COMMENTARY

Fine-Tuning Hepatitis B Treatment Strategies

Digestive Disease Week (DDW) 2017

William F. Balistreri, MD

Disclosures

June 28, 2017

Measuring the Risks of Chronic Hepatitis B

Data presented at this year's Digestive Disease Week offer novel insights into the rate of and risk for advanced fibrosis in patients with hepatitis B virus (HBV) infection.

Up to 40% of patients with chronic hepatitis B will develop cirrhosis or cirrhosis-related complications during the course of their disease.[1] Early diagnosis of HBV through effective screening programs allows timely initiation of therapy to prevent disease progression and decompensation. Delays in diagnosis, which may be more common among underserved safety-net populations, contribute to more severe disease at presentation, and thus greater morbidity and mortality.

Wong and colleagues[2] retrospectively evaluated rates and predictors of advanced liver disease (eg, cirrhosis and cirrhosis-related complications) at presentation among adults with chronic HBV. They assessed a cohort of consecutive adults seen in the gastroenterology clinics at a large community-based safety-net hospital system. The prevalence of cirrhosis or cirrhosis-related complications (eg, ascites, variceal bleeding, hepatic encephalopathy, or hepatocellular carcinoma [HCC]) at initial presentation was evaluated and further stratified by sex and race/ethnicity (Asian vs non-Asian).

Among 329 patients with chronic HBV infection, 28% had cirrhosis at initial presentation, 4% had ascites, 4% had variceal bleeding, 5% had encephalopathy, and 4% had HCC. Compared with HBV-infected women, HBV-infected men were more likely to have cirrhosis (35% vs 19%; P < .01) and variceal bleeding (5.6% vs 1.4%; P < .05) at initial presentation. No significant race/ethnicity-specific differences were observed in rates of cirrhosis or cirrhosis-related complications at presentation. HBV-infected patients with concurrent nonalcoholic fatty liver disease demonstrated a trend toward higher rates of cirrhosis at initial presentation (33% vs 25%; P value nonsignificant).

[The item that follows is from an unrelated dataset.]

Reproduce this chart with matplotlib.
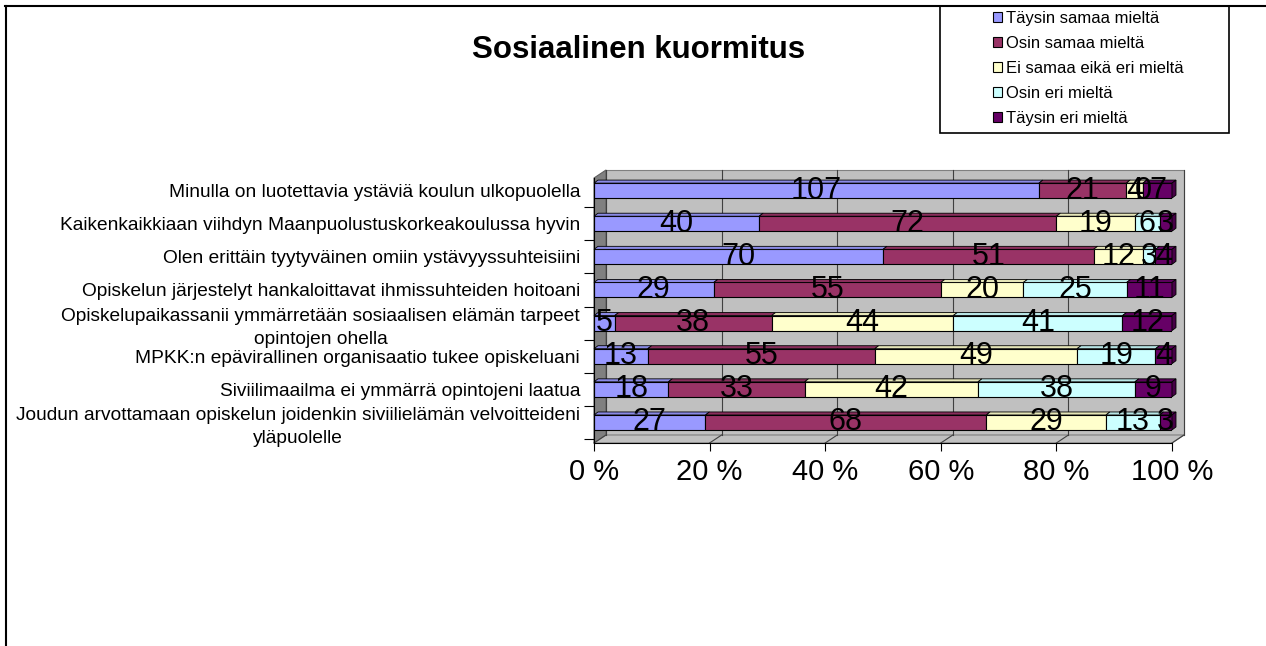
import matplotlib
matplotlib.use("Agg")
import matplotlib.pyplot as plt
from matplotlib.patches import Polygon, Rectangle, Patch
from matplotlib.lines import Line2D
import numpy as np

plt.rcParams['font.family'] = ['Liberation Sans', 'DejaVu Sans']

# categories, top to bottom as in the chart
categories = [
    "Minulla on luotettavia ystäviä koulun ulkopuolella",
    "Kaikenkaikkiaan viihdyn Maanpuolustuskorkeakoulussa hyvin",
    "Olen erittäin tyytyväinen omiin ystävyyssuhteisiini",
    "Opiskelun järjestelyt hankaloittavat ihmissuhteiden hoitoani",
    "Opiskelupaikassanii ymmärretään sosiaalisen elämän tarpeet\nopintojen ohella",
    "MPKK:n epävirallinen organisaatio tukee opiskeluani",
    "Siviilimaailma ei ymmärrä opintojeni laatua",
    "Joudun arvottamaan opiskelun joidenkin siviilielämän velvoitteideni\nyläpuolelle",
]
series_names = ["Täysin samaa mieltä", "Osin samaa mieltä", "Ei samaa eikä eri mieltä",
                "Osin eri mieltä", "Täysin eri mieltä"]
taysin_samaa = [107, 40, 70, 29, 5, 13, 18, 27]
osin_samaa = [21, 72, 51, 55, 38, 55, 33, 68]
ei_samaa_eika_eri = [4, 19, 12, 20, 44, 49, 42, 29]
osin_eri = [0, 6, 3, 25, 41, 19, 38, 13]
taysin_eri = [7, 3, 4, 11, 12, 4, 9, 3]
x_ticklabels = ["0 %", "20 %", "40 %", "60 %", "80 %", "100 %"]

colors = ["#9999FF", "#993366", "#FFFFCC", "#CCFFFF", "#660066"]

W, H = 1266, 646
fig = plt.figure(figsize=(W / 100, H / 100), dpi=100)

# axes placed in pixels: x 594..1172, y 178..443
ax = fig.add_axes([594 / W, 1 - 443 / H, 578 / W, 265 / H])
y_lo, y_hi = -0.12, 7.88
ax.set_xlim(0, 100)
ax.set_ylim(y_lo, y_hi)

n = len(categories)
ypos = np.arange(n)[::-1] + 0.5  # first category on top

vals = np.array([taysin_samaa, osin_samaa, ei_samaa_eika_eri, osin_eri, taysin_eri], dtype=float)
pct = vals / vals.sum(axis=0) * 100

# 3d-ish depth offsets (data units)
px_x = 100 / 578
px_y = (y_hi - y_lo) / 265
dxw, dyw = 12 * px_x, 8 * px_y   # walls
dxb, dyb = 4 * px_x, 3 * px_y    # bars
bh = 15 * px_y


def shade(c, f):
    rgb = np.array(matplotlib.colors.to_rgb(c))
    return tuple(rgb * f)


# walls and floor
ax.add_patch(Polygon([(dxw, y_lo + dyw), (100 + dxw, y_lo + dyw), (100 + dxw, y_hi + dyw), (dxw, y_hi + dyw)],
                     closed=True, facecolor="#C0C0C0", edgecolor="#808080", lw=0.8, clip_on=False, zorder=0))
ax.add_patch(Polygon([(0, y_lo), (dxw, y_lo + dyw), (dxw, y_hi + dyw), (0, y_hi)],
                     closed=True, facecolor="#808080", edgecolor="#606060", lw=0.8, clip_on=False, zorder=0))
ax.add_patch(Polygon([(0, y_lo), (100, y_lo), (100 + dxw, y_lo + dyw), (dxw, y_lo + dyw)],
                     closed=True, facecolor="#C0C0C0", edgecolor="#808080", lw=0.8, clip_on=False, zorder=0))
for t in range(0, 101, 20):
    ax.plot([t + dxw, t + dxw], [y_lo + dyw, y_hi + dyw], color="#404040", lw=0.8, clip_on=False, zorder=0.5)
    ax.plot([t, t + dxw], [y_lo, y_lo + dyw], color="#404040", lw=0.8, clip_on=False, zorder=0.5)

# bars
left = np.zeros(n)
for k in range(len(series_names)):
    w = pct[k]
    ax.barh(ypos, w, left=left, height=bh, color=colors[k], edgecolor="black", lw=0.8,
            zorder=2, label=series_names[k])
    for i in range(n):
        L, R, yc = left[i], left[i] + w[i], ypos[i]
        if w[i] > 0:
            ax.add_patch(Polygon([(L, yc + bh / 2), (L + dxb, yc + bh / 2 + dyb),
                                  (R + dxb, yc + bh / 2 + dyb), (R, yc + bh / 2)],
                                 closed=True, facecolor=shade(colors[k], 0.9), edgecolor="black",
                                 lw=0.6, clip_on=False, zorder=2))
        if k == len(series_names) - 1:
            ax.add_patch(Polygon([(R, yc - bh / 2), (R + dxb, yc - bh / 2 + dyb),
                                  (R + dxb, yc + bh / 2 + dyb), (R, yc + bh / 2)],
                                 closed=True, facecolor=shade(colors[k], 0.7), edgecolor="black",
                                 lw=0.6, clip_on=False, zorder=2))
    for i in range(n):
        ax.text(left[i] + w[i] / 2, ypos[i], "%d" % vals[k][i], ha="center", va="center",
                fontsize=22, color="black", zorder=5, clip_on=False)
    left = left + w

# axes styling
for s in ["top", "right"]:
    ax.spines[s].set_visible(False)
ax.spines["left"].set_color("black")
ax.spines["bottom"].set_color("black")
ax.set_xticks(range(0, 101, 20))
ax.set_xticklabels(x_ticklabels, fontsize=21)
ax.tick_params(axis="x", length=6, width=0.8, pad=5)
ax.set_yticks(ypos)
ax.set_yticklabels(categories, fontsize=13.8, multialignment="center", linespacing=1.45)
ax.tick_params(axis="y", which="major", length=0, pad=10)
ax.set_yticks(np.arange(0, n) + 0.0, minor=True)
ax.tick_params(axis="y", which="minor", length=7, width=0.8)
ax.set_facecolor("none")

# title
fig.text(639 / W, 1 - 50 / H, "Sosiaalinen kuormitus", ha="center", va="center",
         fontsize=22.5, fontweight="bold")

# legend with its own frame
fig.add_artist(Rectangle((940 / W, 1 - 133 / H), 289 / W, 127 / H, transform=fig.transFigure,
                         facecolor="white", edgecolor="black", lw=1.2))
handles = [Patch(facecolor=c, edgecolor="black", lw=0.8) for c in colors]
fig.legend(handles, series_names, loc="upper left", bbox_to_anchor=(983 / W, 1 - 1 / H),
           frameon=False, fontsize=12, handlelength=0.55, handleheight=0.55,
           handletextpad=0.25, labelspacing=0.6, borderpad=0.1)

# figure border (top and left)
fig.add_artist(Line2D([5 / W, 1], [1 - 6 / H, 1 - 6 / H], transform=fig.transFigure, color="black", lw=1.5))
fig.add_artist(Line2D([6 / W, 6 / W], [0, 1 - 6 / H], transform=fig.transFigure, color="black", lw=1.5))

fig.savefig("out.png", dpi=100)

Thus, among adults with chronic HBV at an ethnically diverse safety-net hospital system, nearly 30% of patients had cirrhosis at initial presentation, with the greatest risk seen among males and patients with concurrent nonalcoholic fatty liver disease.

The investigators urged an enhancement of efforts to diagnose and treat this population, including development of patient awareness programs, adherence to testing and follow-up strategies, and improved communication with and access to patients.